WORK TO COMPLETE » Look in the material below for the line with "Reproduce this screenshot" and the line with "остаются довольно жесткими</text>", then set down exactly those two lines and all lines between, nothing more.

RECORD EXCERPTS »
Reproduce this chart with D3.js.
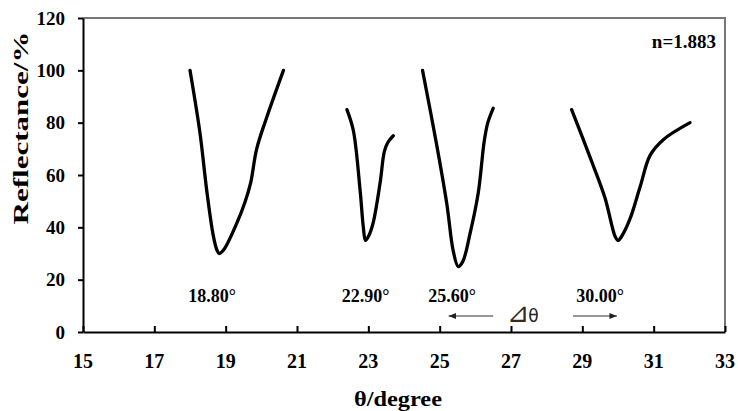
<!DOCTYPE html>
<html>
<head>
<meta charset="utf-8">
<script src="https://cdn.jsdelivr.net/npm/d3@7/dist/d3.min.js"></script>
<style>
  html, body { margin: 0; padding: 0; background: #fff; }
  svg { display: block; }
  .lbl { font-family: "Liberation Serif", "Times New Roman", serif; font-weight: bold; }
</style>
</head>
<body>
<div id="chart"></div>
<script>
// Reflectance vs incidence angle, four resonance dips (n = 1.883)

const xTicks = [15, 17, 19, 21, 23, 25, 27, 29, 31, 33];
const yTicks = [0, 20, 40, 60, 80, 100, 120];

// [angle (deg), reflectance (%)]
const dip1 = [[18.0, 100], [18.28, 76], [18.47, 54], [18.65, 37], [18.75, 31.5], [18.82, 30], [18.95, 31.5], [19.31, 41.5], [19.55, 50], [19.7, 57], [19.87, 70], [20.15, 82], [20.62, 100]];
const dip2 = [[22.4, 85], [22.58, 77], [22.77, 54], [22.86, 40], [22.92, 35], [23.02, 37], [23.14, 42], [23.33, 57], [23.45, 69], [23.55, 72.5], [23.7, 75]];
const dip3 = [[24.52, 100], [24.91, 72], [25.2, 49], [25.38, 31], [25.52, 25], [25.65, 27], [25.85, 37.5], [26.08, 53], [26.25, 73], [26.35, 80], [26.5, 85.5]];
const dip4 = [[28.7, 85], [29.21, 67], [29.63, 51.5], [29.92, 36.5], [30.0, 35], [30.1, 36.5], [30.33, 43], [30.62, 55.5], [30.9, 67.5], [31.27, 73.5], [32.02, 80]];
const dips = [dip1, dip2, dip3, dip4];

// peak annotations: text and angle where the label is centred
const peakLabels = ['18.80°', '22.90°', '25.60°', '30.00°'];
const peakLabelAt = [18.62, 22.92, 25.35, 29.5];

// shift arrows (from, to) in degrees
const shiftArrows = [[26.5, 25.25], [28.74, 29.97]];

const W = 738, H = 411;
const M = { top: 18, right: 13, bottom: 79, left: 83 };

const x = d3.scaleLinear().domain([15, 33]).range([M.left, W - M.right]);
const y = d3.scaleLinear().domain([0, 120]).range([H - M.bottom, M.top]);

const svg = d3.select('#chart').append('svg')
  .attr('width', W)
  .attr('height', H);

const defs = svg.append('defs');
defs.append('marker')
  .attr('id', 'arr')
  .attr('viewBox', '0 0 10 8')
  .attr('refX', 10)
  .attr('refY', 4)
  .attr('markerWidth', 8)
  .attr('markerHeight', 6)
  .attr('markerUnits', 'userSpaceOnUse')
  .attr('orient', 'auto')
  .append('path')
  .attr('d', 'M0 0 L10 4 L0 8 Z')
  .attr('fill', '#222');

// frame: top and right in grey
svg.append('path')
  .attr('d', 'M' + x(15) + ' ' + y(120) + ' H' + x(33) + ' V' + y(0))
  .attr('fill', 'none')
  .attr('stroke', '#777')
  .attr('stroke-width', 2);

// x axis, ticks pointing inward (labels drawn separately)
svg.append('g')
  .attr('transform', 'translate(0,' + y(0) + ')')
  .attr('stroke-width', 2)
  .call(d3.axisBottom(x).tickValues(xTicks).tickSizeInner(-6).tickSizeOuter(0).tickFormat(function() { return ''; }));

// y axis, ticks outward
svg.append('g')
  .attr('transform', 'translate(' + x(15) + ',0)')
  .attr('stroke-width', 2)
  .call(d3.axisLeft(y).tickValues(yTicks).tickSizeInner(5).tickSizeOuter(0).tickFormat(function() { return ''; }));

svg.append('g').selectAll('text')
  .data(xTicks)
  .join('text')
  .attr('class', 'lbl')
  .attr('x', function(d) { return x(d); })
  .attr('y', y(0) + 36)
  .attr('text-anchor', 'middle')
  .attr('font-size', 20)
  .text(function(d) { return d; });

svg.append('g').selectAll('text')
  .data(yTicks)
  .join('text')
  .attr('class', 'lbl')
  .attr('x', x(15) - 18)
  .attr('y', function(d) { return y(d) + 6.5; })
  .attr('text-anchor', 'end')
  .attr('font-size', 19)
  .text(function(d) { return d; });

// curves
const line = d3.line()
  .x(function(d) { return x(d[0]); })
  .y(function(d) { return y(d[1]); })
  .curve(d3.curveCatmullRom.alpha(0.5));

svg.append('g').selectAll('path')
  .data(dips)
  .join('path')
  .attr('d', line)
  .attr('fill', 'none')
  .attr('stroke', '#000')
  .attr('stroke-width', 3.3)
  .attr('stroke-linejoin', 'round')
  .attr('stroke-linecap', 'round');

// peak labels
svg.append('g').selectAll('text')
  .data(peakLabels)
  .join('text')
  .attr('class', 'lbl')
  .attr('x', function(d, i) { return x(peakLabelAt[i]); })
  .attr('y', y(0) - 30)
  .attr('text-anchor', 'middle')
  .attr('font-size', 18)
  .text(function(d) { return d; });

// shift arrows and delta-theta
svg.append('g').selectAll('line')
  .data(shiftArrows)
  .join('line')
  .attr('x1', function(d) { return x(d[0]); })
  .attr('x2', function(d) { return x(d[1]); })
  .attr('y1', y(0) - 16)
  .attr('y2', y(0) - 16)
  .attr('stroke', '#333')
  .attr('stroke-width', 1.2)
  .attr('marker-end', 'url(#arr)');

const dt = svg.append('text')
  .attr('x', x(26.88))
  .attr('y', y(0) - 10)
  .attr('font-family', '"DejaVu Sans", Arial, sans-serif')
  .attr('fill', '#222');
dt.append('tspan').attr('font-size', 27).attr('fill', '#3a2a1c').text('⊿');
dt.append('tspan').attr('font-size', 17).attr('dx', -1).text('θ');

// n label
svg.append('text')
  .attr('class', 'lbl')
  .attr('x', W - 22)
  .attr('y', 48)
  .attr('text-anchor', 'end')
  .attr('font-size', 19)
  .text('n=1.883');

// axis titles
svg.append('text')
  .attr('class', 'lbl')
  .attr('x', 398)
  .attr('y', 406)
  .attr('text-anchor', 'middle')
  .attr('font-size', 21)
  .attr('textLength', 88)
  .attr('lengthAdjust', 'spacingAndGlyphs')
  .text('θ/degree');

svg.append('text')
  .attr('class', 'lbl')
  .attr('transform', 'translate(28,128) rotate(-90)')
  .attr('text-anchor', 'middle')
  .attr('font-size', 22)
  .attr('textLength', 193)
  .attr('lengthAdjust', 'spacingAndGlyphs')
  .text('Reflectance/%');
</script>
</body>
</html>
* * *
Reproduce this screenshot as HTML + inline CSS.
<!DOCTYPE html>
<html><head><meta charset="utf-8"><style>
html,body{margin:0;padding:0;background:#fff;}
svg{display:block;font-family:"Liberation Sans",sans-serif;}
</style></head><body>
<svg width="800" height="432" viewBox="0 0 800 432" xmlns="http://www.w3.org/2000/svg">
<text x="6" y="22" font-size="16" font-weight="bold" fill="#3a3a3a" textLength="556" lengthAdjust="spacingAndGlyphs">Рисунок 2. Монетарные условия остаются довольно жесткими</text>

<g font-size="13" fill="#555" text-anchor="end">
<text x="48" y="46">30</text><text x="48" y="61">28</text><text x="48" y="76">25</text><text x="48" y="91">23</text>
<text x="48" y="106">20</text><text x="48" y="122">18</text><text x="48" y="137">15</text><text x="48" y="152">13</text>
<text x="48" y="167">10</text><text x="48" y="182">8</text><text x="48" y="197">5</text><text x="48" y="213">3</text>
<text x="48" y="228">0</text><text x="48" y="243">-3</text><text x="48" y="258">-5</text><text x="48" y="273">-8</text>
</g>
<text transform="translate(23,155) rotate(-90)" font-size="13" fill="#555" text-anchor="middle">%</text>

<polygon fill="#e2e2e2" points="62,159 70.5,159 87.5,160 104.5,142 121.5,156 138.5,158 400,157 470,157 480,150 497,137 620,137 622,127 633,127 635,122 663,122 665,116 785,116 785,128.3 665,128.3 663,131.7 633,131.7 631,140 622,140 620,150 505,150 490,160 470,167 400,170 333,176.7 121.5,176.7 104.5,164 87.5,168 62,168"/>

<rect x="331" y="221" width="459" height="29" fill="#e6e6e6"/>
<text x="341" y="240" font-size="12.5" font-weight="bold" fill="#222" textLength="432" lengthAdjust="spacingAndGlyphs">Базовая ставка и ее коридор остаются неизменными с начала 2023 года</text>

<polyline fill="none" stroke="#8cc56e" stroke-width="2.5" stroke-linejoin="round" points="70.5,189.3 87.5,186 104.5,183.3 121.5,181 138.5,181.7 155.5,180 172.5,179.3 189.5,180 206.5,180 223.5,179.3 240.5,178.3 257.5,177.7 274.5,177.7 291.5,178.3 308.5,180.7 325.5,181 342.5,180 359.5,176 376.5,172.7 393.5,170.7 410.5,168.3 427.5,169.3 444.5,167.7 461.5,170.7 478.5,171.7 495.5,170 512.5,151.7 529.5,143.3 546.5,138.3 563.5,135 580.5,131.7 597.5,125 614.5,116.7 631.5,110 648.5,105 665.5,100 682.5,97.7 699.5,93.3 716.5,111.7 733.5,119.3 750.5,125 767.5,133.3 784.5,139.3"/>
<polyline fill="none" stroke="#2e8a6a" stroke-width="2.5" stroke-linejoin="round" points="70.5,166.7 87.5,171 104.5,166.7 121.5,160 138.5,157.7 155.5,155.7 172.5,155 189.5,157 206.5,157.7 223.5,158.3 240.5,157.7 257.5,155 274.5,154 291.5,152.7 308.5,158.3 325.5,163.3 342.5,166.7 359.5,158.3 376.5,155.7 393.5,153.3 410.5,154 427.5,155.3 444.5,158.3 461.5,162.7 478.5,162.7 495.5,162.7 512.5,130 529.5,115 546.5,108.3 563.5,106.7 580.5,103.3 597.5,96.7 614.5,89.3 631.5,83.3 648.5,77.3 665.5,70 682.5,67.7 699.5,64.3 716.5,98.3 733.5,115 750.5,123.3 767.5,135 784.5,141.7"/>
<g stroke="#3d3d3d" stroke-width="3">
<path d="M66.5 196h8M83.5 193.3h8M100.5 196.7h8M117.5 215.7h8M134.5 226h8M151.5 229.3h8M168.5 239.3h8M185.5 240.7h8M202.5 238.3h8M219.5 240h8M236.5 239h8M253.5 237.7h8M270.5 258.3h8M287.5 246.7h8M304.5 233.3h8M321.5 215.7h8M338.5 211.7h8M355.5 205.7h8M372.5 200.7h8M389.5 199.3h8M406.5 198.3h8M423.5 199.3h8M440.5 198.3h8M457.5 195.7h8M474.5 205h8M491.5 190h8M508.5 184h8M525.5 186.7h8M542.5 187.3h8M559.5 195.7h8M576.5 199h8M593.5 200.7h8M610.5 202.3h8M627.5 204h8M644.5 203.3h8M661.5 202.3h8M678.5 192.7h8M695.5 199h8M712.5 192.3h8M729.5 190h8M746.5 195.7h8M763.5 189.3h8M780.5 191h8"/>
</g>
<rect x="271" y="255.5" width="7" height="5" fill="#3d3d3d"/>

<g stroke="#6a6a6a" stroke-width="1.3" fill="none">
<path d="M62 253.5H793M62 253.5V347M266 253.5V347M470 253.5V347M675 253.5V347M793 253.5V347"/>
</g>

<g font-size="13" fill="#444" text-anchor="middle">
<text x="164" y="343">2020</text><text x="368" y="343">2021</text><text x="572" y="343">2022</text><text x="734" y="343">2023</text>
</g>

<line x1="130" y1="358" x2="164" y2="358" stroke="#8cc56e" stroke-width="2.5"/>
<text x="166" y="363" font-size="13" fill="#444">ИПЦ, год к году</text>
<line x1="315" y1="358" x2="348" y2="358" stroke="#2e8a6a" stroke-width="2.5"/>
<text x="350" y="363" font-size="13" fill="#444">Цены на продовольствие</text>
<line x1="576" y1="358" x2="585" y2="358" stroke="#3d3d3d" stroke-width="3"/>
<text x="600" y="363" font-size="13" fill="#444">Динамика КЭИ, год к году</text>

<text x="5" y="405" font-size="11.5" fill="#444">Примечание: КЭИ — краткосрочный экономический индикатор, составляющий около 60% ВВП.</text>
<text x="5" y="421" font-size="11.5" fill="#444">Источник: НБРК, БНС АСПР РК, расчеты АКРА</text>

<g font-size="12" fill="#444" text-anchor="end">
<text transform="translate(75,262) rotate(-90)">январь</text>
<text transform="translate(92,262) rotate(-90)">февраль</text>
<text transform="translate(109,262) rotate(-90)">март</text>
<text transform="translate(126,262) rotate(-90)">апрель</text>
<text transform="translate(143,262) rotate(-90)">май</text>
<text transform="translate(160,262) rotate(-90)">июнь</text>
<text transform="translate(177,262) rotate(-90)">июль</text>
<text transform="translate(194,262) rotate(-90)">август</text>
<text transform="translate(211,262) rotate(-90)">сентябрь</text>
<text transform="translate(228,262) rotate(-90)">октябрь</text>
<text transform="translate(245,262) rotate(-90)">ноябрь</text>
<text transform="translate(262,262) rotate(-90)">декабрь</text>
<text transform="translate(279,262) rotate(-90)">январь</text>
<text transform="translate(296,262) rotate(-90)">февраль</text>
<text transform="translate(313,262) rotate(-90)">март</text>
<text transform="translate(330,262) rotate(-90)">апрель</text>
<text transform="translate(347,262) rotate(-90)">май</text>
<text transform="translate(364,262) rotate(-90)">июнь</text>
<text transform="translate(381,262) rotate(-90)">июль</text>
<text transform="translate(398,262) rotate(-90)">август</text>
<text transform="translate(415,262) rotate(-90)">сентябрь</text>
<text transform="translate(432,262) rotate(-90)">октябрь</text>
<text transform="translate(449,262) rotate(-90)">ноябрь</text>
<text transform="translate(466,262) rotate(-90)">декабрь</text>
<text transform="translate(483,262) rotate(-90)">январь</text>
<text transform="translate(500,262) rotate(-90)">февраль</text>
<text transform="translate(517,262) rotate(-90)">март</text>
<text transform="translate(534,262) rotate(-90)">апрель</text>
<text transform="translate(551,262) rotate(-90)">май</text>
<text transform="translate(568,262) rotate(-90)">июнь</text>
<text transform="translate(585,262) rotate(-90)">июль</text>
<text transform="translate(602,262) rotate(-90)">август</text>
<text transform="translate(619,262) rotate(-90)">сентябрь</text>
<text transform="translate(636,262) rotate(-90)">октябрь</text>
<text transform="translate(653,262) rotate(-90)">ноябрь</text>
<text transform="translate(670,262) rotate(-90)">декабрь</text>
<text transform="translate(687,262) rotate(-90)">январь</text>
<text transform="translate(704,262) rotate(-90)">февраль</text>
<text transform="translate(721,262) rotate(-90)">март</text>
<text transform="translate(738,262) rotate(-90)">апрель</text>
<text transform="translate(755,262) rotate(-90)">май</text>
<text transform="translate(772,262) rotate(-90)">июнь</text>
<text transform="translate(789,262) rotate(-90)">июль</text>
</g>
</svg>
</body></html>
* * *
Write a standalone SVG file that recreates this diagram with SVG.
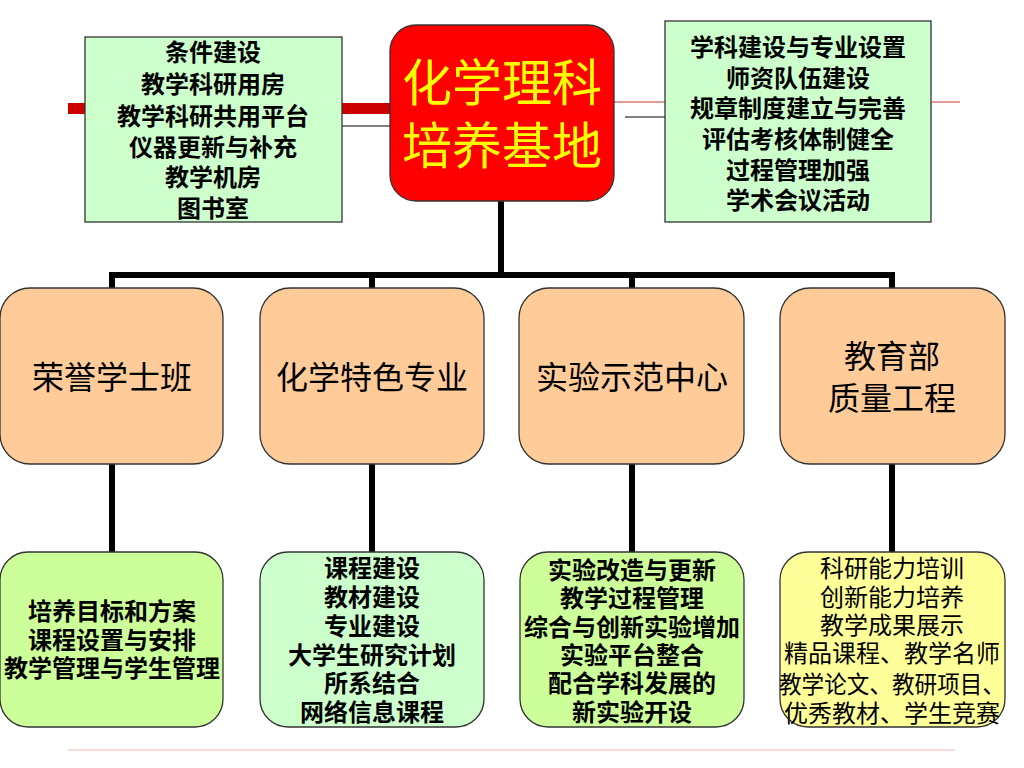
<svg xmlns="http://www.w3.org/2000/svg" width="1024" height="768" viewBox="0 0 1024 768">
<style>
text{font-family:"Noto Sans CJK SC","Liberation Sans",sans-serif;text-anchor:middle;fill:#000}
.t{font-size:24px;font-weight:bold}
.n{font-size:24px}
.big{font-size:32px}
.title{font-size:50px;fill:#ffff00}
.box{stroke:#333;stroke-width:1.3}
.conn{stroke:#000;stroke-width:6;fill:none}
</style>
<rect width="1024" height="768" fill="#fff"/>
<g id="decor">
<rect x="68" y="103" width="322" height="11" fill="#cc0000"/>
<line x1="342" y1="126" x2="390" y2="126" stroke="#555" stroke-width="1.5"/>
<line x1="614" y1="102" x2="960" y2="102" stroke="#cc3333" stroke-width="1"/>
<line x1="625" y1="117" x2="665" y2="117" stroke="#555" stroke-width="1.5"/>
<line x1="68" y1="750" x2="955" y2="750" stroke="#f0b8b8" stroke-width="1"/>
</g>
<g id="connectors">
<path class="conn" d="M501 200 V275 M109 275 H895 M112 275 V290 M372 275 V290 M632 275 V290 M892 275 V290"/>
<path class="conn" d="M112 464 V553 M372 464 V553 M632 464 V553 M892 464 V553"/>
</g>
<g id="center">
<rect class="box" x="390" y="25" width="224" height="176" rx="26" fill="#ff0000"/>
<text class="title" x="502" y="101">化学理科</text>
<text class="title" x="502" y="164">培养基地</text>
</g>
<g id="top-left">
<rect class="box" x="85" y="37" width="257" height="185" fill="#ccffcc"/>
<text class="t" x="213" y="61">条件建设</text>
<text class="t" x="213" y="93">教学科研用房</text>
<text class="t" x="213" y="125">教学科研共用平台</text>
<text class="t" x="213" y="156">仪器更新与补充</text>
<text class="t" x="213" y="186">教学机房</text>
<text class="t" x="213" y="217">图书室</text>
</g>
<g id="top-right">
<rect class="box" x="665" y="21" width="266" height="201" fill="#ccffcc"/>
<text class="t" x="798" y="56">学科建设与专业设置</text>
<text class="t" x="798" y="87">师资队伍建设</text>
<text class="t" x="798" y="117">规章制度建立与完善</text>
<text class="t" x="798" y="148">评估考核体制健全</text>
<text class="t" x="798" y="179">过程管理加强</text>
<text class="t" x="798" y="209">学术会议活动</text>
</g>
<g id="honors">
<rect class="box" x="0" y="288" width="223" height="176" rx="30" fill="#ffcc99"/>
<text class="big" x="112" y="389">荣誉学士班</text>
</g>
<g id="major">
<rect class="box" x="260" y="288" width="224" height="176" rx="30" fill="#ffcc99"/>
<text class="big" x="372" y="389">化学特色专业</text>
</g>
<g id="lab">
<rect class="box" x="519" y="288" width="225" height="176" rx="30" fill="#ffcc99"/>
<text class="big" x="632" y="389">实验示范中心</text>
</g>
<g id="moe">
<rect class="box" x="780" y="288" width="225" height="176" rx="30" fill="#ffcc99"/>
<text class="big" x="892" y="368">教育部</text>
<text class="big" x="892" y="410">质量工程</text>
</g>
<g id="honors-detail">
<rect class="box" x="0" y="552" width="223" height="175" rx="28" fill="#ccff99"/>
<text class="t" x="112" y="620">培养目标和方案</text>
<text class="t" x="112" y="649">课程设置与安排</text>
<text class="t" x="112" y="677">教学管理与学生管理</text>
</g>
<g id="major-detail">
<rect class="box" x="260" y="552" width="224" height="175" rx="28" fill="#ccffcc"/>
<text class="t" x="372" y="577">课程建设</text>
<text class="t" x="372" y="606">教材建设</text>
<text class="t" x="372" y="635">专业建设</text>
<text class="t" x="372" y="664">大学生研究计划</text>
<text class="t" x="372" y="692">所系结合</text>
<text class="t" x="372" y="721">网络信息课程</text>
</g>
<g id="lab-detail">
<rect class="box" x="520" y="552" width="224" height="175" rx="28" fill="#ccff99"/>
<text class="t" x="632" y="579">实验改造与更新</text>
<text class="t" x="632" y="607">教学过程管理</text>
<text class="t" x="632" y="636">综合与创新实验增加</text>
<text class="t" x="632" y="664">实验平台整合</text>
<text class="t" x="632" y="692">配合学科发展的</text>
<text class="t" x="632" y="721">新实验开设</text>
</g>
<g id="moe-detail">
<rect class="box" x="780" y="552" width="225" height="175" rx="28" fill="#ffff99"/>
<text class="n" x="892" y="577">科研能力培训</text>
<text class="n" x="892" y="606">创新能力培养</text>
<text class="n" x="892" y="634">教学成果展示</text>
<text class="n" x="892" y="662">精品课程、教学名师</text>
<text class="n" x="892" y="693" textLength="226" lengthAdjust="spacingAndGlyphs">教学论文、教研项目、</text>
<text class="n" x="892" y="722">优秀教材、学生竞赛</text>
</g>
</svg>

WORKED ANSWER »
Reproduce this screenshot as HTML + inline CSS.
<!DOCTYPE html>
<html><head><meta charset="utf-8"><style>
html,body{margin:0;padding:0;background:#fff;}
svg{display:block;font-family:"Liberation Sans",sans-serif;}
</style></head><body>
<svg width="800" height="432" viewBox="0 0 800 432" xmlns="http://www.w3.org/2000/svg">
<text x="6" y="22" font-size="16" font-weight="bold" fill="#3a3a3a" textLength="556" lengthAdjust="spacingAndGlyphs">Рисунок 2. Монетарные условия остаются довольно жесткими</text>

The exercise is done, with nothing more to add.